__What is needed__. In the following material, identify every line holding the string "that" and return it.

__Data excerpts__.
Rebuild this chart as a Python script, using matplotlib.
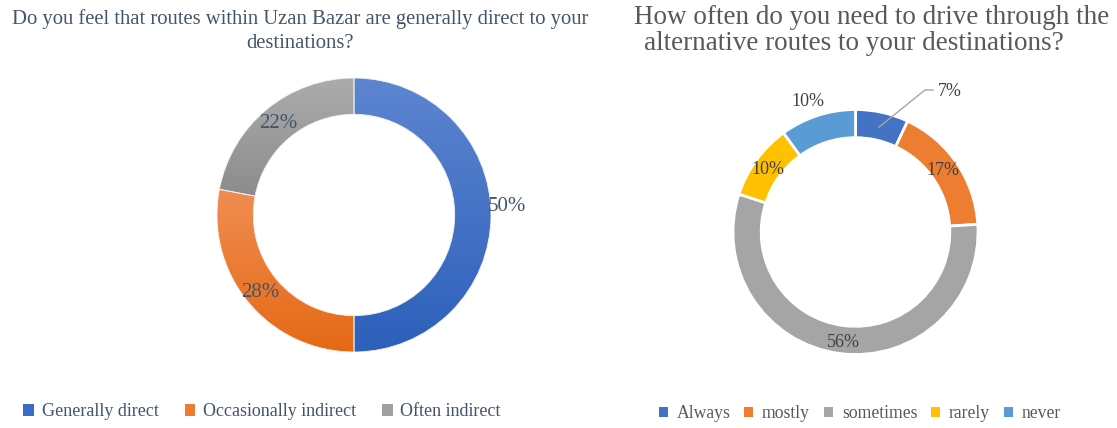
import numpy as np
import matplotlib
matplotlib.use("Agg")
import matplotlib.pyplot as plt
from matplotlib.patches import Patch

plt.rcParams["font.family"] = ["Liberation Serif", "DejaVu Serif"]

# Left chart: directness of routes
left_title = "Do you feel that routes within Uzan Bazar are generally direct to your\ndestinations?"
left_labels = ["Generally direct", "Occasionally indirect", "Often indirect"]
left_values = [50, 28, 22]
left_top_colors = ["#5d85d0", "#f08d52", "#acacac"]
left_bottom_colors = ["#2d60bb", "#e56914", "#8c8c8c"]
left_legend_colors = ["#3a6cc6", "#ee7a33", "#a0a0a0"]

# Right chart: frequency of using alternative routes
right_title_lines = ["How often do you need to drive through the",
                     "alternative routes to your destinations?"]
right_labels = ["Always", "mostly", "sometimes", "rarely", "never"]
right_values = [7, 17, 56, 10, 10]
right_colors = ["#4472c4", "#ed7d31", "#a5a5a5", "#ffc000", "#5b9bd5"]

W, H = 1117, 428
fig = plt.figure(figsize=(W / 100, H / 100), dpi=100)


def donut_axes(cx, cy, r):
    """Square axes centred on (cx, cy) pixels (from top-left), radius r pixels."""
    ax = fig.add_axes([(cx - r) / W, (H - cy - r) / H, 2 * r / W, 2 * r / H])
    ax.set_xlim(-1, 1)
    ax.set_ylim(-1, 1)
    ax.set_aspect("equal")
    ax.axis("off")
    return ax


def hex_rgb(c):
    return np.array(matplotlib.colors.to_rgb(c))


# ---- left donut with vertical gradient wedges ----
axl = donut_axes(354, 215, 137)
wedges_l, _ = axl.pie(left_values, radius=1, startangle=90, counterclock=False,
                      colors=left_legend_colors,
                      wedgeprops=dict(width=0.265, edgecolor="white", linewidth=0.6))
for w, ctop, cbot in zip(wedges_l, left_top_colors, left_bottom_colors):
    ext = w.get_path().get_extents()
    t = np.linspace(0, 1, 256)[:, None]
    grad = (1 - t) * hex_rgb(ctop) + t * hex_rgb(cbot)
    img = np.repeat(grad[:, None, :], 2, axis=1)
    im = axl.imshow(img, extent=(ext.x0, ext.x1, ext.y0, ext.y1), origin="upper",
                    aspect="auto", zorder=w.get_zorder() + 0.1, interpolation="bilinear")
    im.set_clip_path(w)
    edge = matplotlib.patches.Wedge((0, 0), 1, w.theta1, w.theta2, width=0.265,
                                    facecolor="none", edgecolor="#f4f4f4", linewidth=0.6,
                                    zorder=w.get_zorder() + 0.2)
    axl.add_patch(edge)
axl.set_xlim(-1, 1)
axl.set_ylim(-1, 1)

left_label_r = [1.12, 0.89, 0.87]
left_label_dang = [3, 0, 0]
ang = 90.0
for v, r, da in zip(left_values, left_label_r, left_label_dang):
    mid = ang - v * 3.6 / 2
    ang -= v * 3.6
    a = np.deg2rad(mid + da)
    axl.text(r * np.cos(a), r * np.sin(a), f"{v}%", ha="center", va="center",
             fontsize=15, color="#44546a", clip_on=False)

fig.text(300 / W, 1 - 31 / H, left_title, ha="center", va="center",
         fontsize=14.9, color="#44546a", linespacing=1.35)

leg_l = fig.legend([Patch(facecolor=c) for c in left_legend_colors], left_labels,
                   loc="center", bbox_to_anchor=(262 / W, 1 - 412 / H), ncol=3,
                   frameon=False, fontsize=13, handlelength=0.6, handleheight=0.6,
                   handletextpad=0.4, columnspacing=1.45)
for t in leg_l.get_texts():
    t.set_color("#44546a")

# ---- right donut ----
axr = donut_axes(855.5, 232, 122.5)
wedges_r, _ = axr.pie(right_values, radius=1, startangle=90, counterclock=False,
                      colors=right_colors,
                      wedgeprops=dict(width=0.23, edgecolor="white", linewidth=2))
axr.set_xlim(-1, 1)
axr.set_ylim(-1, 1)

right_label_r = [None, 0.87, 0.91, 0.875, 1.13]
right_label_dang = [0, 1, 1, 0.5, 2]
ang = 90.0
mids = []
for v, r, da in zip(right_values, right_label_r, right_label_dang):
    mid = ang - v * 3.6 / 2
    ang -= v * 3.6
    mids.append(mid)
    if r is None:
        continue
    a = np.deg2rad(mid + da)
    axr.text(r * np.cos(a), r * np.sin(a), f"{v}%", ha="center", va="center",
             fontsize=13, color="#404040", clip_on=False)

# leader line for the small first slice
a0 = np.deg2rad(mids[0])
p0 = (0.877 * np.cos(a0), 0.877 * np.sin(a0))
p1 = (0.567, 1.159)
p2 = (0.633, 1.159)
axr.plot([p0[0], p1[0], p2[0]], [p0[1], p1[1], p2[1]], color="#a6a6a6",
         linewidth=1, clip_on=False)
axr.text(0.673, 1.151, f"{right_values[0]}%", ha="left", va="center",
         fontsize=13, color="#404040", clip_on=False)

for line, xc, yc in zip(right_title_lines, [871.5, 854], [17, 44]):
    fig.text(xc / W, 1 - yc / H, line, ha="center", va="center",
             fontsize=19.5, color="#595959")

leg_r = fig.legend([Patch(facecolor=c) for c in right_colors], right_labels,
                   loc="center", bbox_to_anchor=(860 / W, 1 - 414 / H), ncol=5,
                   frameon=False, fontsize=12.7, handlelength=0.5, handleheight=0.5,
                   handletextpad=0.5, columnspacing=0.8)
for t in leg_r.get_texts():
    t.set_color("#595959")

fig.savefig("out.png", dpi=100, facecolor="white")
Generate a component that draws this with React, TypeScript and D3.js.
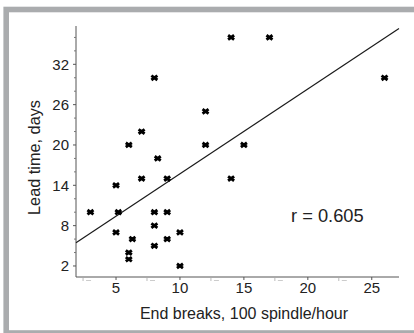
import React from "react";
import * as d3 from "d3";

// Data
const endBreaks: number[] = [14, 17, 8, 26, 12, 7, 6, 12, 15, 8.26, 7, 9, 14, 5, 3, 5.18, 8, 9, 8, 5, 10, 6.28, 9, 8, 6, 6, 10];
const leadTime: number[] = [36, 36, 30, 30, 25, 22, 20, 20, 20, 18, 15, 15, 15, 14, 10, 10, 10, 10, 8, 7, 7, 6, 6, 5, 4, 3, 2];
const xTickValues: number[] = [5, 10, 15, 20, 25];
const xMinorTickValues: number[] = [2.5, 7.5, 12.5, 17.5, 22.5];
const yTickValues: number[] = [2, 8, 14, 20, 26, 32];
const yMinorTickValues: number[] = [4, 6, 10, 12, 16, 18, 22, 24, 28, 30, 34, 36];
const xDomain: [number, number] = [1.87, 27.13];
const yDomain: [number, number] = [0.36, 37.7];
const rLabel = "r = 0.605";
const xTitle = "End breaks, 100 spindle/hour";
const yTitle = "Lead time, days";

const W = 414;
const H = 333;
const FONT = "'Liberation Sans', Arial, Helvetica, sans-serif";

export default function App() {
  const x = d3.scaleLinear().domain(xDomain).range([76, 399]);
  const y = d3.scaleLinear().domain(yDomain).range([277, 26]);

  // least-squares fit
  const mx = d3.mean(endBreaks) as number;
  const my = d3.mean(leadTime) as number;
  let sxy = 0, sxx = 0;
  endBreaks.forEach((v, i) => {
    sxy += (v - mx) * (leadTime[i] - my);
    sxx += (v - mx) * (v - mx);
  });
  const slope = sxy / sxx;
  const intercept = my - slope * mx;
  const line = d3
    .line<number>()
    .x((d) => x(d))
    .y((d) => y(intercept + slope * d));

  const markerPath = "M-3,-2.2L3,2.2M-3,2.2L3,-2.2";
  const axisColor = "#555";
  const textColor = "#222";

  return (
    <svg
      width={W}
      height={H}
      style={{ position: "absolute", left: 0, top: 0, background: "#fff" }}
      fontFamily={FONT}
    >
      <rect x={0} y={0} width={W} height={H} fill="#fff" />
      {/* frame */}
      <rect x={6.2} y={9.5} width={430} height={323.5} fill="none" stroke="#aaacae" strokeWidth={5.6} />

      {/* y axis */}
      <line x1={76} x2={76} y1={26} y2={277} stroke={axisColor} strokeWidth={1} />
      {yTickValues.map((t) => (
        <g key={"yt" + t}>
          <line x1={73} x2={76} y1={y(t)} y2={y(t)} stroke={axisColor} strokeWidth={1} />
          <text x={69} y={y(t)} dy="0.36em" textAnchor="end" fontSize={15} fill={textColor}>
            {t}
          </text>
        </g>
      ))}
      {yMinorTickValues.map((t) => (
        <line key={"ym" + t} x1={74} x2={76} y1={y(t)} y2={y(t)} stroke="#777" strokeWidth={1} />
      ))}

      {/* x axis */}
      <line x1={76} x2={399} y1={277} y2={277} stroke={axisColor} strokeWidth={1} />
      {xTickValues.map((t) => (
        <g key={"xt" + t}>
          <line x1={x(t)} x2={x(t)} y1={277} y2={280} stroke={axisColor} strokeWidth={1} />
          <text x={x(t)} y={293} textAnchor="middle" fontSize={15} fill={textColor}>
            {t}
          </text>
        </g>
      ))}
      {xMinorTickValues.map((t) => (
        <g key={"xm" + t}>
          <line x1={x(t) - 1} x2={x(t) - 1} y1={278} y2={281} stroke="#bbb" strokeWidth={1} />
          <line x1={x(t) + 2} x2={x(t) + 7} y1={280.5} y2={280.5} stroke="#ccc" strokeWidth={1} />
        </g>
      ))}

      {/* regression line */}
      <path d={line(xDomain) as string} fill="none" stroke="#1a1a1a" strokeWidth={1.2} />

      {/* points */}
      {endBreaks.map((v, i) => (
        <path
          key={"p" + i}
          d={markerPath}
          transform={`translate(${x(v)},${y(leadTime[i])})`}
          stroke="#000"
          strokeWidth={2.9}
          fill="none"
        />
      ))}

      {/* annotations */}
      <text x={291} y={222} fontSize={18.3} fill={textColor}>
        {rLabel}
      </text>
      <text x={244} y={319} textAnchor="middle" fontSize={16} fill={textColor}>
        {xTitle}
      </text>
      <text
        transform={`translate(39.5,157.5) rotate(-90)`}
        textAnchor="middle"
        fontSize={16.3}
        fill={textColor}
      >
        {yTitle}
      </text>
    </svg>
  );
}
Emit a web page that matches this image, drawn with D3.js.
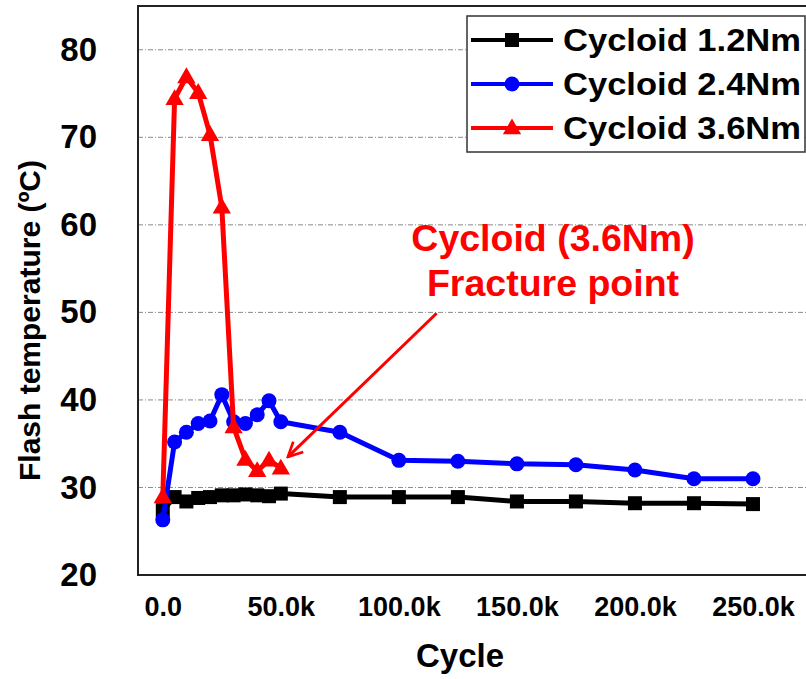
<!DOCTYPE html>
<html>
<head>
<meta charset="utf-8">
<script src="https://cdn.jsdelivr.net/npm/d3@7"></script>
<style>
  html, body { margin: 0; padding: 0; background: #fff; }
  svg { display: block; font-family: "Liberation Sans", Arial, sans-serif; font-weight: bold; }
</style>
</head>
<body>
<svg id="chart" width="806" height="679"></svg>
<script>
// Cycle counts (x) for the early dense sampling and the long-run sampling
const cyclesEarly = [0, 5000, 10000, 15000, 20000, 25000, 30000, 35000, 40000, 45000, 50000];
const cyclesLate = [75000, 100000, 125000, 150000, 175000, 200000, 225000, 250000];

// Flash temperature (°C) per load
const temp12 = [27.4, 28.9, 28.4, 28.8, 28.9, 29.1, 29.1, 29.2, 29.1, 29.0, 29.3,
                28.9, 28.9, 28.9, 28.4, 28.4, 28.2, 28.2, 28.1];
const temp24 = [26.3, 35.2, 36.3, 37.3, 37.6, 40.6, 37.5, 37.3, 38.3, 39.9, 37.5,
                36.3, 33.1, 33.0, 32.7, 32.6, 32.0, 31.0, 31.0];
const temp36 = [28.9, 74.4, 76.9, 75.1, 70.3, 62.0, 36.9, 33.2, 31.9, 33.1, 32.2];

const seriesNames = ["Cycloid 1.2Nm", "Cycloid 2.4Nm", "Cycloid 3.6Nm"];
const seriesColors = ["#000000", "#0000ff", "#ff0000"];
const seriesShapes = ["square", "circle", "triangle"];

const xTicks = [0, 50000, 100000, 150000, 200000, 250000];
const xTickLabels = ["0.0", "50.0k", "100.0k", "150.0k", "200.0k", "250.0k"];
const yTicks = [20, 30, 40, 50, 60, 70, 80];

// Annotation: arrow from the label down to the fracture point of the 3.6Nm gear
const noteLines = ["Cycloid (3.6Nm)", "Fracture point"];
const arrowFrom = [116000, 49.9];
const arrowTo = [53000, 33.5];

const allCycles = cyclesEarly.concat(cyclesLate);
const series = [
  { name: seriesNames[0], color: seriesColors[0], shape: seriesShapes[0],
    pts: allCycles.map((c, i) => [c, temp12[i]]) },
  { name: seriesNames[1], color: seriesColors[1], shape: seriesShapes[1],
    pts: allCycles.map((c, i) => [c, temp24[i]]) },
  { name: seriesNames[2], color: seriesColors[2], shape: seriesShapes[2],
    pts: cyclesEarly.map((c, i) => [c, temp36[i]]) }
];

const svg = d3.select("#chart");
const plot = { left: 138, right: 812, top: 6, bottom: 575 };

const x = d3.scaleLinear().domain([-10500, 275000]).range([plot.left, plot.right]);
const y = d3.scaleLinear().domain([20, 85]).range([plot.bottom, plot.top]);

// dash-dot horizontal gridlines
svg.append("g")
  .selectAll("line")
  .data(yTicks.filter(t => t > 20))
  .join("line")
  .attr("x1", plot.left).attr("x2", plot.right)
  .attr("y1", d => y(d)).attr("y2", d => y(d))
  .attr("stroke", "#8a8a8a").attr("stroke-width", 1)
  .attr("stroke-dasharray", "5,2,1,2");

// y axis labels
const yAxis = d3.axisLeft(y).tickValues(yTicks).tickSize(0).tickPadding(41).tickFormat(d3.format("d"));
const gy = svg.append("g").attr("transform", `translate(${plot.left},0)`).call(yAxis);
gy.select(".domain").remove();
gy.selectAll("text").attr("font-size", 33).attr("font-weight", "bold")
  .attr("font-family", "'Liberation Sans', Arial, sans-serif").attr("fill", "#000");

// x axis labels
const xAxis = d3.axisBottom(x).tickValues(xTicks).tickSize(0).tickPadding(22)
  .tickFormat((d, i) => xTickLabels[i]);
const gx = svg.append("g").attr("transform", `translate(0,${plot.bottom})`).call(xAxis);
gx.select(".domain").remove();
gx.selectAll("text").attr("font-size", 27).attr("font-weight", "bold")
  .attr("font-family", "'Liberation Sans', Arial, sans-serif").attr("fill", "#000");

// frame
svg.append("path")
  .attr("d", `M${plot.right},${plot.top}H${plot.left}V${plot.bottom}H${plot.right}`)
  .attr("fill", "none").attr("stroke", "#222").attr("stroke-width", 2);

// axis titles
svg.append("text")
  .attr("x", 460).attr("y", 667)
  .attr("text-anchor", "middle").attr("font-size", 33)
  .text("Cycle");
svg.append("text")
  .attr("transform", `translate(40,${y(52.5) + 30}) rotate(-90)`)
  .attr("text-anchor", "middle").attr("font-size", 30)
  .text("Flash temperature (ºC)");

// marker painter
function drawMarker(g, shape, color, cx, cy) {
  if (shape === "square") {
    g.append("rect").attr("x", cx - 7).attr("y", cy - 7)
      .attr("width", 14).attr("height", 14).attr("fill", color);
  } else if (shape === "circle") {
    g.append("circle").attr("cx", cx).attr("cy", cy).attr("r", 7.5).attr("fill", color);
  } else {
    g.append("path").attr("d", d3.symbol(d3.symbolTriangle, 145)())
      .attr("transform", `translate(${cx},${cy + 1})`).attr("fill", color);
  }
}

const line = d3.line().x(d => x(d[0])).y(d => y(d[1]));

// series: black first, then blue, red on top
series.forEach(s => {
  const g = svg.append("g");
  g.append("path").datum(s.pts).attr("d", line)
    .attr("fill", "none").attr("stroke", s.color).attr("stroke-width", 5)
    .attr("stroke-linejoin", "round");
  s.pts.forEach(p => drawMarker(g, s.shape, s.color, x(p[0]), y(p[1])));
});

// annotation
svg.append("defs").append("marker")
  .attr("id", "arrowhead").attr("viewBox", "0 0 10 10")
  .attr("refX", 9).attr("refY", 5)
  .attr("markerWidth", 6).attr("markerHeight", 6)
  .attr("markerUnits", "strokeWidth")
  .attr("orient", "auto")
  .append("path").attr("d", "M1,1L9,5L1,9").attr("fill", "none")
  .attr("stroke", "#ff0000").attr("stroke-width", 1.5);

svg.append("line")
  .attr("x1", x(arrowFrom[0])).attr("y1", y(arrowFrom[1]))
  .attr("x2", x(arrowTo[0])).attr("y2", y(arrowTo[1]))
  .attr("stroke", "#ff0000").attr("stroke-width", 3)
  .attr("marker-end", "url(#arrowhead)");

svg.append("g").selectAll("text").data(noteLines).join("text")
  .attr("x", 553).attr("y", (d, i) => 251 + i * 45)
  .attr("text-anchor", "middle").attr("font-size", 37.5).attr("fill", "#ff0000")
  .text(d => d);

// legend
const lg = svg.append("g");
lg.append("rect").attr("x", 467).attr("y", 16).attr("width", 338).attr("height", 136)
  .attr("fill", "#fff").attr("stroke", "#333").attr("stroke-width", 1.5);
series.forEach((s, i) => {
  const cy = 40 + i * 44;
  lg.append("line").attr("x1", 471).attr("x2", 553).attr("y1", cy).attr("y2", cy)
    .attr("stroke", s.color).attr("stroke-width", 4);
  drawMarker(lg, s.shape, s.color, 512, cy);
  lg.append("text").attr("x", 563).attr("y", cy + 11)
    .attr("font-size", 31).attr("textLength", 238).attr("lengthAdjust", "spacingAndGlyphs")
    .text(s.name);
});
</script>
</body>
</html>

__Task response__.
left_title = "Do you feel that routes within Uzan Bazar are generally direct to your\ndestinations?"
Generate a component that draws this with React, TypeScript and D3.js.
Emit a web page that matches this image, drawn with D3.js.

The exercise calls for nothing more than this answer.